Géopolitique et expériences humaines
On peut dire de cet écrivain aventurier que ses origines familiales l’ont peut-être prédisposé : une mère spécialisée en médecine tropicale, un père journaliste, autant dire la double propension à explorer ce qui nous vient de l’étranger et à vouloir le raconter. Tant mieux pour nous, car sa bougeotte nous vaut de sillonner d’incroyables terres et de lointaines sociétés. Sous forme de carnet de voyage, d’essai, d’album photographique ou de documentaire, Sylvain Tesson fait chaque fois le récit de la rencontre non préméditée, avec soi-même, avec autrui, avec un environnement qui pousse à grandir.
Livres d’aventure
Encore étudiant en DEA géopolitique, Sylvain Tesson n’en reste pas aux livres de cours. À 19 ans, il enfourche déjà son vélo pour traverser le désert central d’Islande. Il enchaîne en rejoignant une expédition de spéléologie en Malaisie.

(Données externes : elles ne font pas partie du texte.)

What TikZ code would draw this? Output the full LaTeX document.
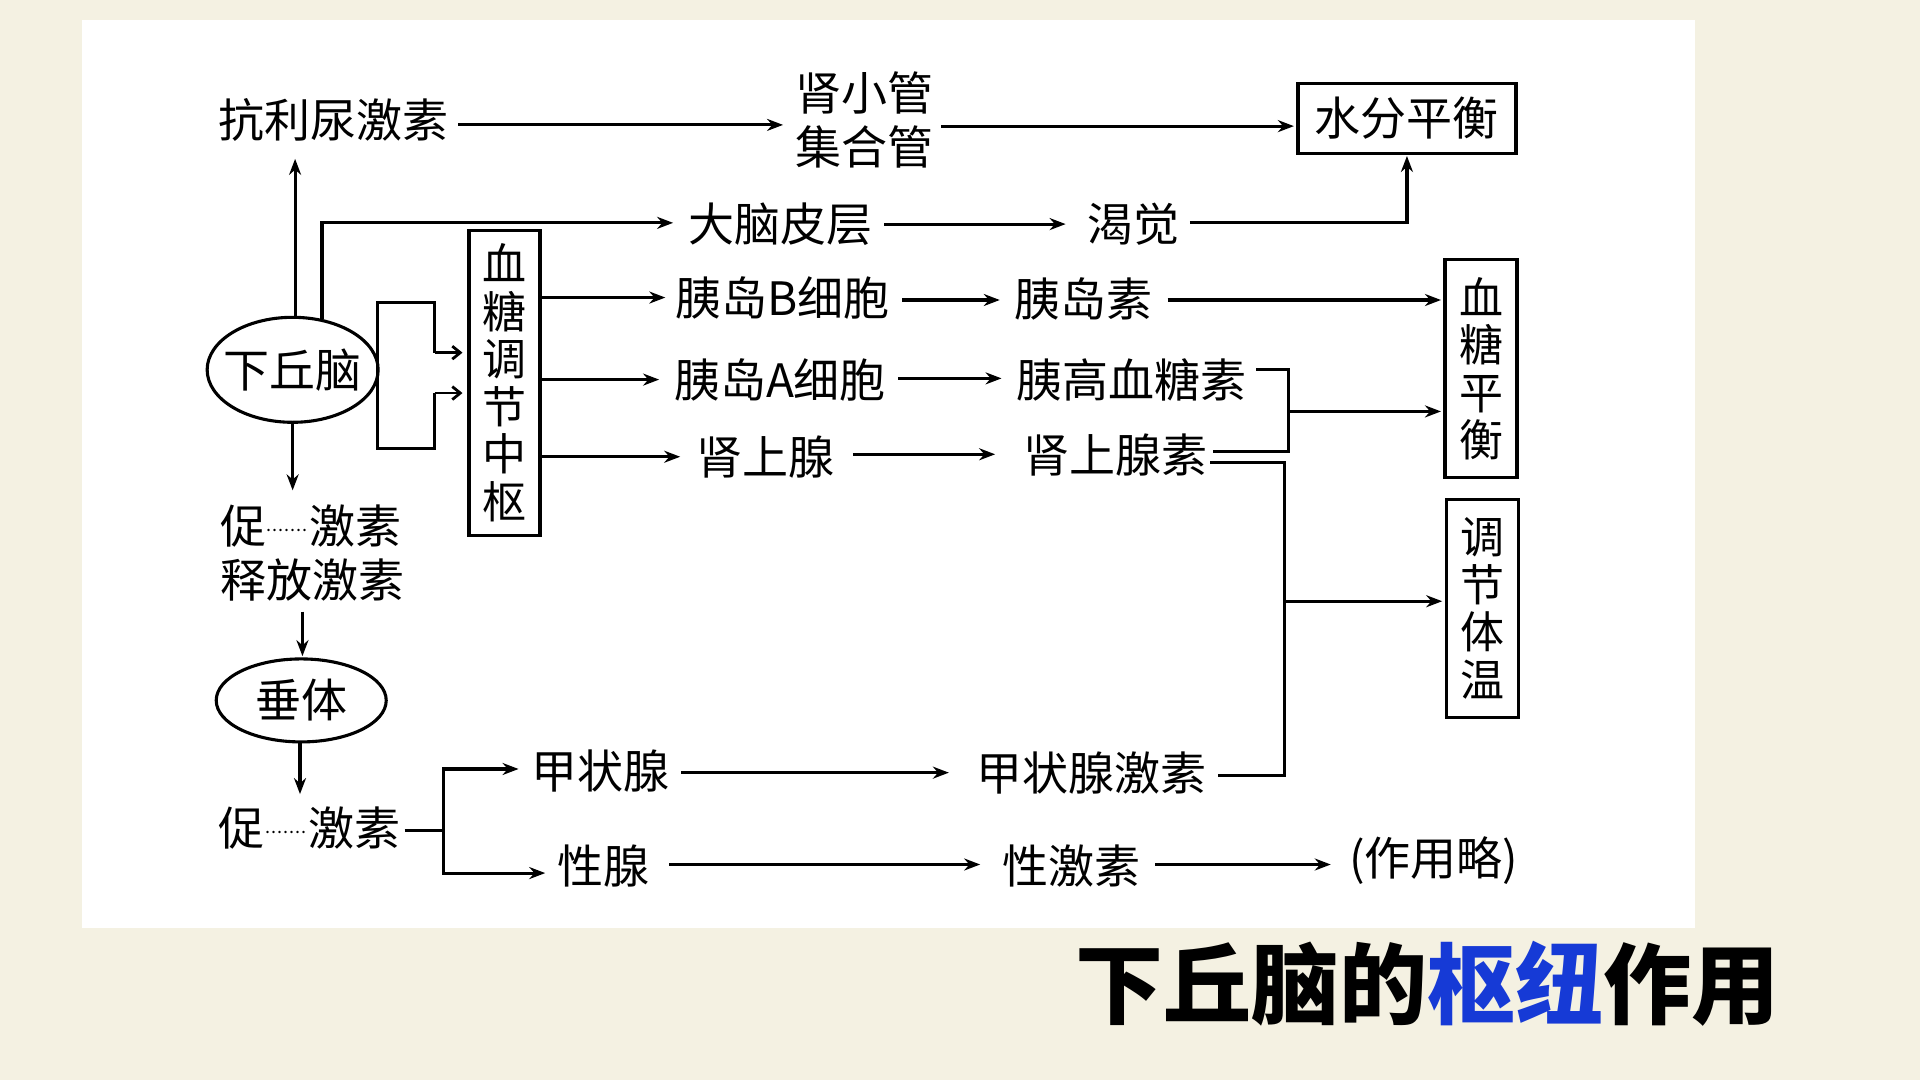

Aux côtés de son ami Alexandre Poussin, il se lance en 1993 dans un audacieux tour du monde à VTT. Mieux qu’un trophée, il nous rapporte « On a roulé sur la terre », le récit d’un périple de 25 000 kilomètres, qui reçoit le prix jeune IGN.
Plus jamais il ne s’arrête ! À 25 ans, il se rend à pied du Bouthan jusqu’au Tadjikistan, une aventure que retrace « La marche dans le ciel : 5 000 kilomètres à pied à travers l’Himalaya ».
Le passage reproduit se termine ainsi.